:: DATASET SECTION ::
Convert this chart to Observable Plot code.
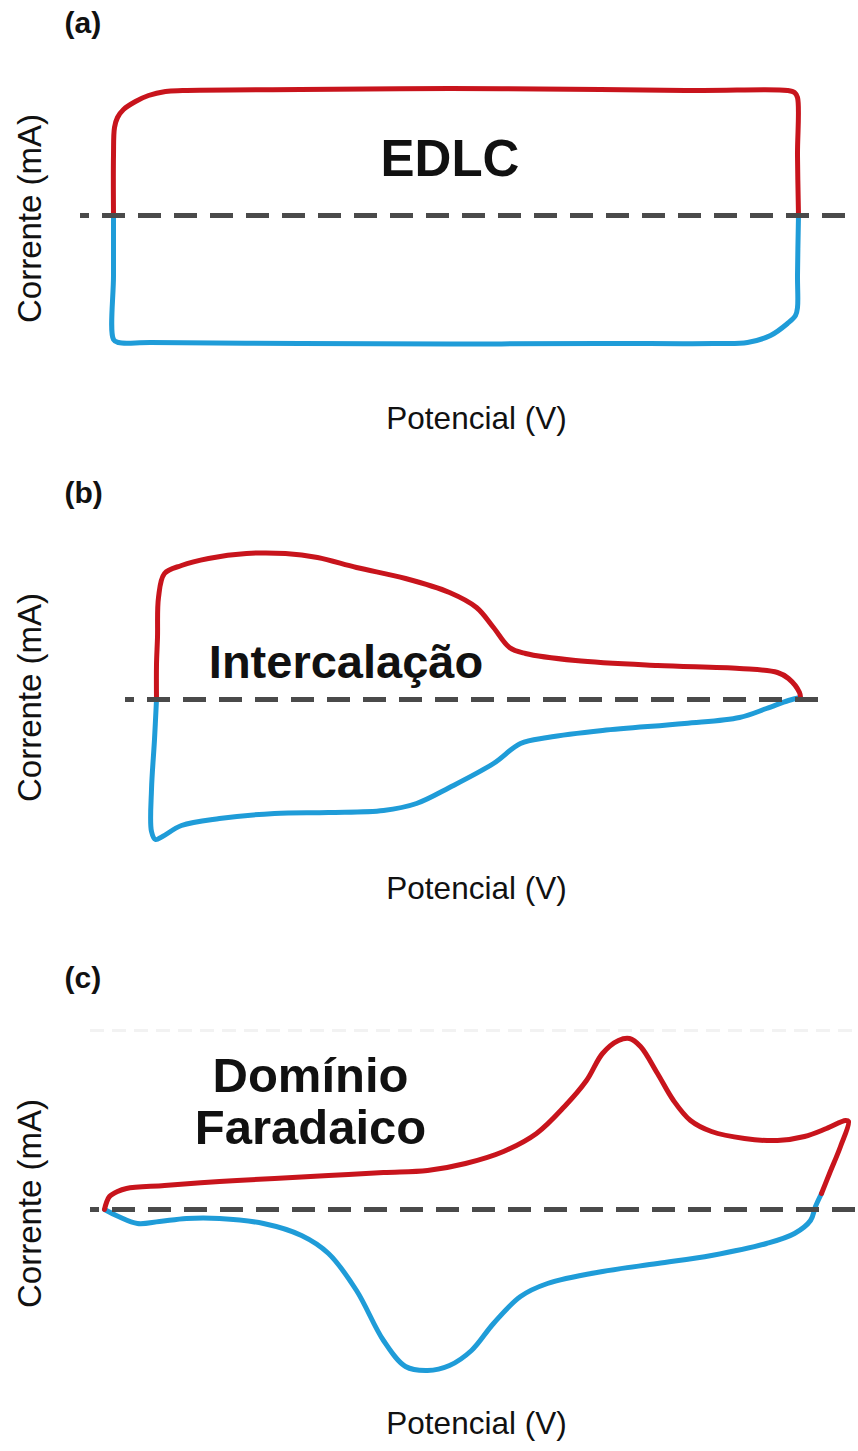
<!DOCTYPE html>
<html>
<head>
<meta charset="utf-8">
<script src="https://cdn.jsdelivr.net/npm/d3@7"></script>
<script src="https://cdn.jsdelivr.net/npm/@observablehq/plot@0.6"></script>
<style>
  body { margin: 0; background: #fff; }
  #chart { width: 858px; }
  #chart svg { display: block; }
</style>
</head>
<body>
<div id="chart"></div>
<script>
// ---------- Data (potential in V, current in mA; arbitrary units) ----------
const panelLabels = ["(a)", "(b)", "(c)"];
const annotations = ["EDLC", "Intercalação", "Domínio\nFaradaico"];
const xLabel = "Potencial (V)";
const yLabel = "Corrente (mA)";

// (a) EDLC
const aRedV  = [0.113, 0.113, 0.114, 0.117, 0.123, 0.135, 0.148, 0.165, 0.182, 0.30, 0.45, 0.60, 0.70, 0.787, 0.794, 0.797, 0.797, 0.798];
const aRedI  = [0.00, 0.60, 0.88, 0.98, 1.06, 1.14, 1.20, 1.24, 1.25, 1.26, 1.27, 1.26, 1.25, 1.25, 1.23, 1.18, 0.60, 0.00];
const aBlueV = [0.798, 0.797, 0.797, 0.795, 0.787, 0.770, 0.747, 0.713, 0.60, 0.45, 0.30, 0.15, 0.118, 0.113, 0.113, 0.113];
const aBlueI = [0.00, -0.60, -0.92, -1.00, -1.08, -1.20, -1.27, -1.28, -1.28, -1.285, -1.28, -1.27, -1.27, -1.24, -0.60, 0.00];

// (b) Intercalação
const bRedV  = [0.156, 0.156, 0.157, 0.158, 0.164, 0.181, 0.208, 0.246, 0.285, 0.317, 0.356, 0.405, 0.449, 0.476, 0.493, 0.509, 0.525, 0.575, 0.657, 0.739, 0.777, 0.788, 0.799, 0.800];
const bRedI  = [0.00, 0.35, 0.62, 1.02, 1.26, 1.34, 1.41, 1.46, 1.46, 1.42, 1.32, 1.21, 1.07, 0.92, 0.72, 0.52, 0.46, 0.39, 0.34, 0.31, 0.27, 0.21, 0.07, 0.02];
const bBlueV = [0.800, 0.788, 0.766, 0.739, 0.684, 0.602, 0.547, 0.520, 0.493, 0.449, 0.416, 0.383, 0.328, 0.274, 0.219, 0.181, 0.162, 0.155, 0.151, 0.151, 0.154, 0.156];
const bBlueI = [0.02, -0.01, -0.09, -0.18, -0.24, -0.31, -0.38, -0.44, -0.64, -0.88, -1.04, -1.11, -1.13, -1.14, -1.19, -1.26, -1.37, -1.40, -1.32, -0.90, -0.40, 0.00];

// (c) Domínio Faradaico
const cRedV  = [0.104, 0.106, 0.109, 0.117, 0.126, 0.164, 0.219, 0.274, 0.328, 0.383, 0.427, 0.465, 0.503, 0.536, 0.564, 0.586, 0.602, 0.618, 0.629, 0.640, 0.657, 0.673, 0.690, 0.711, 0.744, 0.777, 0.804, 0.826, 0.845, 0.848, 0.840, 0.829, 0.821];
const cRedI  = [0.00, 0.07, 0.13, 0.18, 0.21, 0.24, 0.28, 0.31, 0.34, 0.37, 0.39, 0.46, 0.58, 0.76, 1.03, 1.29, 1.56, 1.69, 1.71, 1.63, 1.36, 1.09, 0.89, 0.78, 0.71, 0.69, 0.73, 0.81, 0.89, 0.88, 0.63, 0.36, 0.16];
const cBlueV = [0.821, 0.815, 0.810, 0.794, 0.766, 0.711, 0.657, 0.602, 0.547, 0.520, 0.493, 0.471, 0.449, 0.427, 0.405, 0.383, 0.356, 0.328, 0.301, 0.263, 0.219, 0.186, 0.159, 0.137, 0.118, 0.104];
const cBlueI = [0.16, 0.03, -0.11, -0.24, -0.34, -0.46, -0.54, -0.62, -0.74, -0.87, -1.14, -1.41, -1.56, -1.61, -1.57, -1.31, -0.81, -0.44, -0.26, -0.14, -0.09, -0.09, -0.12, -0.14, -0.07, 0.00];

// zero-current reference line extents (V)
const zeroLineV = [[0.080, 0.858], [0.125, 0.830], [0.090, 0.858]];
// annotation anchor (V, mA)
const noteV = [0.4495, 0.3455, 0.31];
const noteI = [0.40, 0.22, 0.66];
const noteSize = [51, 47, 49];

// ---------- Layout ----------
const RED = "#c8141c";
const BLUE = "#1f9cd8";
const FONT = "'Liberation Sans', Arial, Helvetica, sans-serif";

const layout = [
  {height: 470, yDomain: [-2.55, 2.15], xLabY: 428, yLabY: 218},
  {height: 485, yDomain: [-2.56, 2.29], xLabY: 428, yLabY: 227},
  {height: 496, yDomain: [-2.42, 2.54], xLabY: 478, yLabY: 248}
];

const series = [
  [aRedV, aRedI, aBlueV, aBlueI],
  [bRedV, bRedI, bBlueV, bBlueI],
  [cRedV, cRedI, cBlueV, cBlueI]
];

const zip = (V, I) => V.map((v, k) => ({v, i: I[k]}));

function panel(k) {
  const [rV, rI, bV, bI] = series[k];
  const L = layout[k];
  const marks = [];
  if (k === 2) {
    // faint grid remnant at top of panel (c)
    marks.push(Plot.ruleY([{y: 1.79, x1: 0.09, x2: 0.858}], {y: "y", x1: "x1", x2: "x2", stroke: "#f2f2f2", strokeWidth: 3, strokeDasharray: "14,8"}));
  }
  marks.push(
    Plot.line(zip(bV, bI), {x: "v", y: "i", stroke: BLUE, strokeWidth: 5, curve: "catmull-rom", strokeLinejoin: "round", strokeLinecap: "round"}),
    Plot.line(zip(rV, rI), {x: "v", y: "i", stroke: RED, strokeWidth: 5, curve: "catmull-rom", strokeLinejoin: "round", strokeLinecap: "round"}),
    Plot.ruleY([{y: 0, x1: zeroLineV[k][0], x2: zeroLineV[k][1]}], {y: "y", x1: "x1", x2: "x2", stroke: "#4a4a4a", strokeWidth: 5, strokeDasharray: "23,13", strokeDashoffset: 14}),
    Plot.text([{t: annotations[k], v: noteV[k], i: noteI[k]}], {x: "v", y: "i", text: "t", textAnchor: "middle", lineAnchor: "bottom", lineHeight: 1.06, fontSize: noteSize[k], fontWeight: "bold", fill: "#111"}),
    Plot.text([panelLabels[k]], {frameAnchor: "top-left", dx: 64, dy: 32, textAnchor: "start", lineAnchor: "bottom", fontSize: 30, fontWeight: "bold", fill: "#111"}),
    Plot.text([xLabel], {frameAnchor: "top-left", dx: 476, dy: L.xLabY, textAnchor: "middle", lineAnchor: "bottom", fontSize: 31.5, fill: "#111"}),
    Plot.text([yLabel], {frameAnchor: "top-left", dx: 30, dy: L.yLabY, rotate: -90, textAnchor: "middle", lineAnchor: "middle", fontSize: 33, fill: "#111"})
  );
  return Plot.plot({
    width: 858,
    height: L.height,
    marginTop: 0, marginBottom: 0, marginLeft: 0, marginRight: 0,
    x: {domain: [0, 0.858], axis: null},
    y: {domain: L.yDomain, axis: null},
    style: {fontFamily: FONT, background: "#fff", color: "#111"},
    marks
  });
}

const root = document.getElementById("chart");
for (let k = 0; k < 3; k++) root.appendChild(panel(k));
</script>
</body>
</html>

:: WHAT TO DO ::
Reproduce the listing word for word and omit its pictures.

:: RESPONSE TO THIS TASK ::
Convert this chart to Observable Plot code.
<!DOCTYPE html>
<html>
<head>
<meta charset="utf-8">
<script src="https://cdn.jsdelivr.net/npm/d3@7"></script>
<script src="https://cdn.jsdelivr.net/npm/@observablehq/plot@0.6"></script>
<style>
  body { margin: 0; background: #fff; }
  #chart { width: 858px; }
  #chart svg { display: block; }
</style>
</head>
<body>
<div id="chart"></div>
<script>
// ---------- Data (potential in V, current in mA; arbitrary units) ----------
const panelLabels = ["(a)", "(b)", "(c)"];
const annotations = ["EDLC", "Intercalação", "Domínio\nFaradaico"];
const xLabel = "Potencial (V)";
const yLabel = "Corrente (mA)";

// (a) EDLC
const aRedV  = [0.113, 0.113, 0.114, 0.117, 0.123, 0.135, 0.148, 0.165, 0.182, 0.30, 0.45, 0.60, 0.70, 0.787, 0.794, 0.797, 0.797, 0.798];
const aRedI  = [0.00, 0.60, 0.88, 0.98, 1.06, 1.14, 1.20, 1.24, 1.25, 1.26, 1.27, 1.26, 1.25, 1.25, 1.23, 1.18, 0.60, 0.00];
const aBlueV = [0.798, 0.797, 0.797, 0.795, 0.787, 0.770, 0.747, 0.713, 0.60, 0.45, 0.30, 0.15, 0.118, 0.113, 0.113, 0.113];
const aBlueI = [0.00, -0.60, -0.92, -1.00, -1.08, -1.20, -1.27, -1.28, -1.28, -1.285, -1.28, -1.27, -1.27, -1.24, -0.60, 0.00];

// (b) Intercalação
const bRedV  = [0.156, 0.156, 0.157, 0.158, 0.164, 0.181, 0.208, 0.246, 0.285, 0.317, 0.356, 0.405, 0.449, 0.476, 0.493, 0.509, 0.525, 0.575, 0.657, 0.739, 0.777, 0.788, 0.799, 0.800];
const bRedI  = [0.00, 0.35, 0.62, 1.02, 1.26, 1.34, 1.41, 1.46, 1.46, 1.42, 1.32, 1.21, 1.07, 0.92, 0.72, 0.52, 0.46, 0.39, 0.34, 0.31, 0.27, 0.21, 0.07, 0.02];
const bBlueV = [0.800, 0.788, 0.766, 0.739, 0.684, 0.602, 0.547, 0.520, 0.493, 0.449, 0.416, 0.383, 0.328, 0.274, 0.219, 0.181, 0.162, 0.155, 0.151, 0.151, 0.154, 0.156];
const bBlueI = [0.02, -0.01, -0.09, -0.18, -0.24, -0.31, -0.38, -0.44, -0.64, -0.88, -1.04, -1.11, -1.13, -1.14, -1.19, -1.26, -1.37, -1.40, -1.32, -0.90, -0.40, 0.00];

// (c) Domínio Faradaico
const cRedV  = [0.104, 0.106, 0.109, 0.117, 0.126, 0.164, 0.219, 0.274, 0.328, 0.383, 0.427, 0.465, 0.503, 0.536, 0.564, 0.586, 0.602, 0.618, 0.629, 0.640, 0.657, 0.673, 0.690, 0.711, 0.744, 0.777, 0.804, 0.826, 0.845, 0.848, 0.840, 0.829, 0.821];
const cRedI  = [0.00, 0.07, 0.13, 0.18, 0.21, 0.24, 0.28, 0.31, 0.34, 0.37, 0.39, 0.46, 0.58, 0.76, 1.03, 1.29, 1.56, 1.69, 1.71, 1.63, 1.36, 1.09, 0.89, 0.78, 0.71, 0.69, 0.73, 0.81, 0.89, 0.88, 0.63, 0.36, 0.16];
const cBlueV = [0.821, 0.815, 0.810, 0.794, 0.766, 0.711, 0.657, 0.602, 0.547, 0.520, 0.493, 0.471, 0.449, 0.427, 0.405, 0.383, 0.356, 0.328, 0.301, 0.263, 0.219, 0.186, 0.159, 0.137, 0.118, 0.104];
const cBlueI = [0.16, 0.03, -0.11, -0.24, -0.34, -0.46, -0.54, -0.62, -0.74, -0.87, -1.14, -1.41, -1.56, -1.61, -1.57, -1.31, -0.81, -0.44, -0.26, -0.14, -0.09, -0.09, -0.12, -0.14, -0.07, 0.00];

// zero-current reference line extents (V)
const zeroLineV = [[0.080, 0.858], [0.125, 0.830], [0.090, 0.858]];
// annotation anchor (V, mA)
const noteV = [0.4495, 0.3455, 0.31];
const noteI = [0.40, 0.22, 0.66];
const noteSize = [51, 47, 49];

// ---------- Layout ----------
const RED = "#c8141c";
const BLUE = "#1f9cd8";
const FONT = "'Liberation Sans', Arial, Helvetica, sans-serif";

const layout = [
  {height: 470, yDomain: [-2.55, 2.15], xLabY: 428, yLabY: 218},
  {height: 485, yDomain: [-2.56, 2.29], xLabY: 428, yLabY: 227},
  {height: 496, yDomain: [-2.42, 2.54], xLabY: 478, yLabY: 248}
];

const series = [
  [aRedV, aRedI, aBlueV, aBlueI],
  [bRedV, bRedI, bBlueV, bBlueI],
  [cRedV, cRedI, cBlueV, cBlueI]
];

const zip = (V, I) => V.map((v, k) => ({v, i: I[k]}));

function panel(k) {
  const [rV, rI, bV, bI] = series[k];
  const L = layout[k];
  const marks = [];
  if (k === 2) {
    // faint grid remnant at top of panel (c)
    marks.push(Plot.ruleY([{y: 1.79, x1: 0.09, x2: 0.858}], {y: "y", x1: "x1", x2: "x2", stroke: "#f2f2f2", strokeWidth: 3, strokeDasharray: "14,8"}));
  }
  marks.push(
    Plot.line(zip(bV, bI), {x: "v", y: "i", stroke: BLUE, strokeWidth: 5, curve: "catmull-rom", strokeLinejoin: "round", strokeLinecap: "round"}),
    Plot.line(zip(rV, rI), {x: "v", y: "i", stroke: RED, strokeWidth: 5, curve: "catmull-rom", strokeLinejoin: "round", strokeLinecap: "round"}),
    Plot.ruleY([{y: 0, x1: zeroLineV[k][0], x2: zeroLineV[k][1]}], {y: "y", x1: "x1", x2: "x2", stroke: "#4a4a4a", strokeWidth: 5, strokeDasharray: "23,13", strokeDashoffset: 14}),
    Plot.text([{t: annotations[k], v: noteV[k], i: noteI[k]}], {x: "v", y: "i", text: "t", textAnchor: "middle", lineAnchor: "bottom", lineHeight: 1.06, fontSize: noteSize[k], fontWeight: "bold", fill: "#111"}),
    Plot.text([panelLabels[k]], {frameAnchor: "top-left", dx: 64, dy: 32, textAnchor: "start", lineAnchor: "bottom", fontSize: 30, fontWeight: "bold", fill: "#111"}),
    Plot.text([xLabel], {frameAnchor: "top-left", dx: 476, dy: L.xLabY, textAnchor: "middle", lineAnchor: "bottom", fontSize: 31.5, fill: "#111"}),
    Plot.text([yLabel], {frameAnchor: "top-left", dx: 30, dy: L.yLabY, rotate: -90, textAnchor: "middle", lineAnchor: "middle", fontSize: 33, fill: "#111"})
  );
  return Plot.plot({
    width: 858,
    height: L.height,
    marginTop: 0, marginBottom: 0, marginLeft: 0, marginRight: 0,
    x: {domain: [0, 0.858], axis: null},
    y: {domain: L.yDomain, axis: null},
    style: {fontFamily: FONT, background: "#fff", color: "#111"},
    marks
  });
}

const root = document.getElementById("chart");
for (let k = 0; k < 3; k++) root.appendChild(panel(k));
</script>
</body>
</html>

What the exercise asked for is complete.